Despite his three interceptions on Monday Night Football, Patrick Mahomes, not Drew Brees, remains the rightful NFL MVP frontrunner. 

For sure, Monday night had to be a promising sight for advocates of Drew Brees winning the NFL MVP award. 

Through many eyes, the 39-year-old quarterback has the award wrapped up, especially after seeing his greatest competition—Patrick Mahomes—lose while committing five turnovers in the process.

I’d be remiss if I didn’t admit that Brees is playing the quarterback position at arguably the highest level of his career and maybe all-time.

However, that doesn’t make him the MVP of the NFL.

That award belongs to Mahomes—the dynamic quarterback out of Texas Tech. It seems like, in football, we struggle with the word “valuable.” 

If I were to objectively look at each quarterback and their respective team’s situation, it’s clear that Brees is more valuable to the New Orleans Saints than Mahomes is to the Kansas City Chiefs. 

However, that’s not the historical precedent that the NFL media established when it comes to this award. 

There’s no telling what the New Orleans Saints would look like without Brees, but it’s safe to say they wouldn’t be the No. 1 ranked offense in the NFL.

We’ve seen this same Chiefs team have some level of success, albeit on a lesser scale, with Alex Smith Under center. 

Last year, the Chiefs opened up the season 5-0 with Smith posting 11 touchdowns and zero interceptions in his first five games.

Even still, the feeling around the NFL is that this team is different, despite a lack of faith in Andy Reid in big games and the Chiefs’ shortcomings in the playoffs recently.

The difference is they don’t have Smith aka “Captain Checkdown” in their huddle.

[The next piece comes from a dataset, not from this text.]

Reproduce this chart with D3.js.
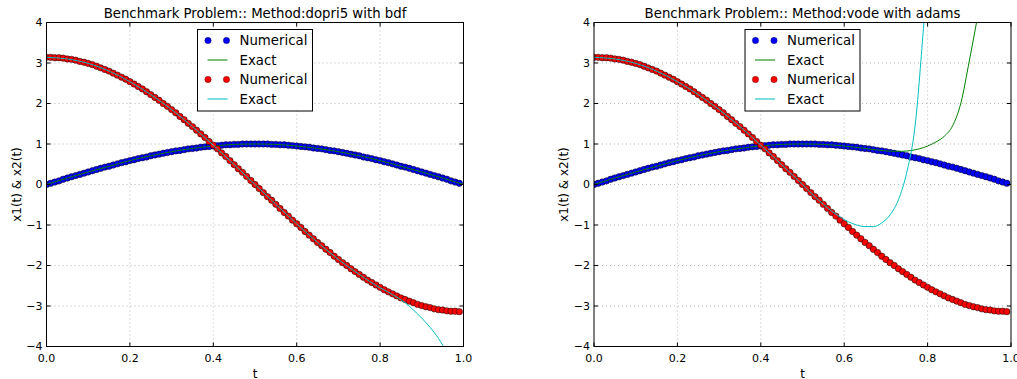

They have a 23-year-old kid with an awkward sounding voice and a rocket arm to accompany it, who has never met a throw he was afraid to make, or at least attempt to make.

The Chiefs returned essentially the same team, excluding injuries to Justin Houston and Eric Berry. Their coach, Andy Reid, didn’t suddenly get smarter overnight. Kareem Hunt, Travis Kelce, and Tyreek Hill didn’t suddenly become good overnight. Mahomes has been the most significant difference maker this season for the Chiefs.

When you look at his arm strength combined with his mobility and his fearlessness, it’s hard not to have feelings of nostalgia watching a young Brett Favre, Dan Marino, or even John Elway in their prime. 

Patrick Mahomes
(Photo by Sean M. Haffey/Getty Images)

In his first 11 games as an NFL starter, Mahomes has thrown for 3,628 yards, tossed 37 touchdowns (which leads the NFL), has a passer rating of 117.9 (second in the NFL), and is completing 67.5 percent of his passes.

With five games remaining, Mahomes is on pace to throw for over 5,000 yards and over 50 touchdowns. These are milestones that the likes of quarterbacks such as Tom Brady, Peyton Manning, and Drew Brees hadn’t accomplished until they were legitimate starters in the league.

Mahomes has the advantage of being coached by one of the best offensive minds in all of football in Reid, as does Brees with Sean Payton. Week-to-week, Mahomes leads an offense on to the field that features arguably three of the top five skills players at running back, wide receiver and tight end; however, it’s not every day a second-year quarterback walks into an ideal situation and generates this level of production.

The argument that the league is more pass-friendly and caters to quarterbacks to somehow diminish Mahomes’ success is a double-edged sword. 

The same rules Mahomes benefits from, Brees does as well. 

As it currently stands Brees has passed for 2,964 yards, thrown 25 touchdowns, is completing an astonishing 76.9 percent (NFL record to date) of his passes, and most importantly has only thrown one interception all year. At this rate, Brees is on pace to break his single-season completion record of 72% (set in 2017), and Aaron Rodgers single-season passer rating record of 122.5 (achieved in 2011). 

Brees is having a record-breaking season, and as is with anything historical, we feel the need to have a Cinderella ending. The narrative that the NFL media robbed him of an MVP award in his career is already gaining traction as if his prime didn’t coincide with the prime of Brady, Manning, and Rodgers.

A Cinderella ending for Brees would include the regular season MVP award, a Super Bowl win, and a Super Bowl MVP. The Saints might make it to the Super Bowl, but Mahomes is the MVP of the NFL, not Brees.

Just think about this: Mahomes is having a season better than Brees in his second year.

Moreover, he’s just getting started.